Es habitual que, cuando se reclama que los sueldos de los
funcionarios públicos estén sometidos a regulación, se defienda a
renglón seguido que los sueldos del sector privado puedan regirse
exclusivamente por el criterio del contratador. Así, por ejemplo, se justifica que los altos ejecutivos de las empresas ganen millonadas,
o incluso que perciban gratificaciones añadidas desmesuradas, pues se
defiende cada uno hace con su dinero lo que quiere; y una empresa
privada, cuando decide hacer estos pagos estratosféricos, está gastando
de lo que ha ganado y no está sustrayendo fondos públicos. Esta monserga se repite mucho constantemente en medios de comunicación,
incluso entre los que presumen de 'inspiración cristiana', que suelen
ser los que con mayor alegría defienden estas burradas anticristianas,
para corrupción de sus clientelas zombis.

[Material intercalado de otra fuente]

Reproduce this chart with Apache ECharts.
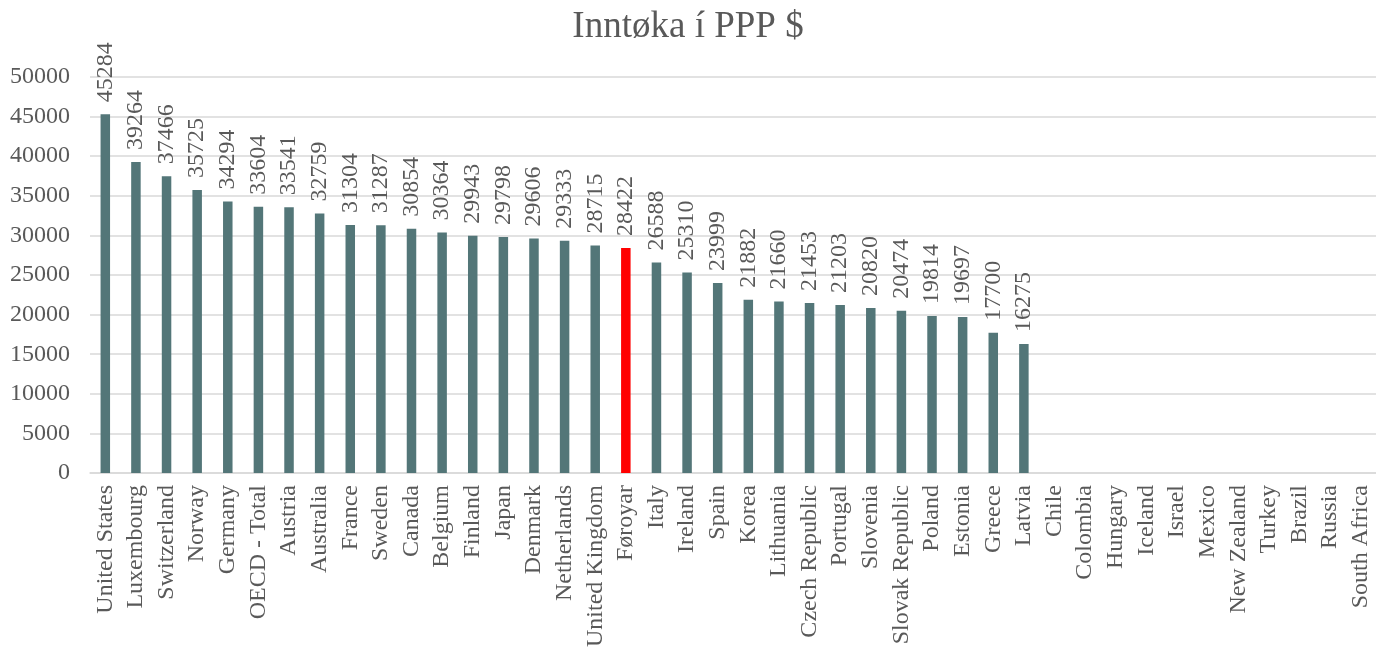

Por supuesto, tales afirmaciones son sofismas de la peor ralea. Ciertamente,
una empresa pública que permite que los miembros de su consejo de
administración hagan uso indiscriminado de una tarjeta de crédito para
comprar bragas a sus putillas está cometiendo un abuso, puesto
que el dinero con el que se pagan las bragas procede de nuestros
impuestos. Pero ¿de dónde proceden las millonadas que ciertas empresas
privadas pagan a sus ejecutivos? Proceden, en última instancia, de las
ventas que tal empresa haya realizado; de tal manera que esos sueldos
estratosféricos que suelen justificarse como si tal cosa proceden, en
última instancia, de los bolsillos de los compradores, que pagan por un
producto que, en estricta justicia, podría costar mucho menos. Asimismo, tales sueldos estratosféricos se logran a costa de los sueldos menesterosos de otros muchos trabajadores de esa misma empresa,
que han de conformarse con cobrar sueldos birriosos a cambio de un
trabajo estragador (pues tales sueldos estratosféricos también impiden
que la empresa contrate a más trabajadores que harían algo más liviana
su carga). A la postre, comprobamos que esa distinción entre dinero
público y privado es tan sólo un intento de justificar una iniquidad.
Naturalmente,
no pretendemos que el ingeniero que diseña un motor cobre lo mismo que
el obrero que aprieta los tornillos a los motores que se fabrican en una
cadena de montaje. Los sueldos tienen que establecer una
jerarquía que premie las potencias y facultades del trabajador, que
recompense su creatividad y su inteligencia, su dedicación y su
esfuerzo, y al mismo tiempo la responsabilidad que desde cada puesto se
asume; pero esta natural jerarquía en el trabajo no puede confundirse,
como ocurre en nuestra época, con la creación de estamentos en el seno
de las empresas, y mucho menos con el mantenimiento de una casta
privilegiada que, con la coartada de la responsabilidad asumida, se
blinda con sueldos fastuosos, logrados siempre a costa de recortar los
sueldos del 'estamento' laboral menos cualificado, o de encarecer la
producción, o incluso de la ruina de la propia empresa. Del mismo modo
que una empresa en la que no se reconoce una jerarquía acaba generando
desaliento entre los trabajadores que aportan mayor esfuerzo y creatividad o asumen mayores responsabilidades,
una empresa que crea una casta de privilegiados provoca desánimo entre
los trabajadores de sueldos más menesterosos, que acaban
desinteresándose de su trabajo, considerando no sin razón que están
siendo ordeñados. Como afirmaba Juan XXIII en su encíclica Mater et
magistra, «en las naciones económicas más desarrolladas no raras veces
se observa el contraste de que, mientras se fijan retribuciones altas, e
incluso altísimas, por prestaciones de poca importancia o de valor
discutible, el trabajo asiduo y provechoso de categorías enteras de
ciudadanos honrados y diligentes es retribuido con salarios demasiado
bajos, insuficientes para las necesidades de la vida, o, en todo caso,
inferiores a lo que la justicia exige, si se tienen en la debida cuenta
su contribución al bien de la comunidad, a las ganancias de la empresa
en que trabajan y a la renta total del país».
Ninguna empresa está legitimada para retribuir fastuosamente a sus altos ejecutivos,
mientras mantiene a la mayoría de sus trabajadores en condiciones que
no aseguran debidamente sus necesidades personales o familiares. Que la
titularidad de esa empresa sea privada o pública es lo de menos; pues
más allá de que la división neta entre lo público y lo privado sea con
frecuencia un trampantojo lo que este sofisma defiende es una visión
antropológica profundamente inmoral, que el economicismo materialista (a
veces disfrazado de 'inspiración cristiana', para mayor escarnio) nos
ha ido deslizando sin que nos diésemos cuenta.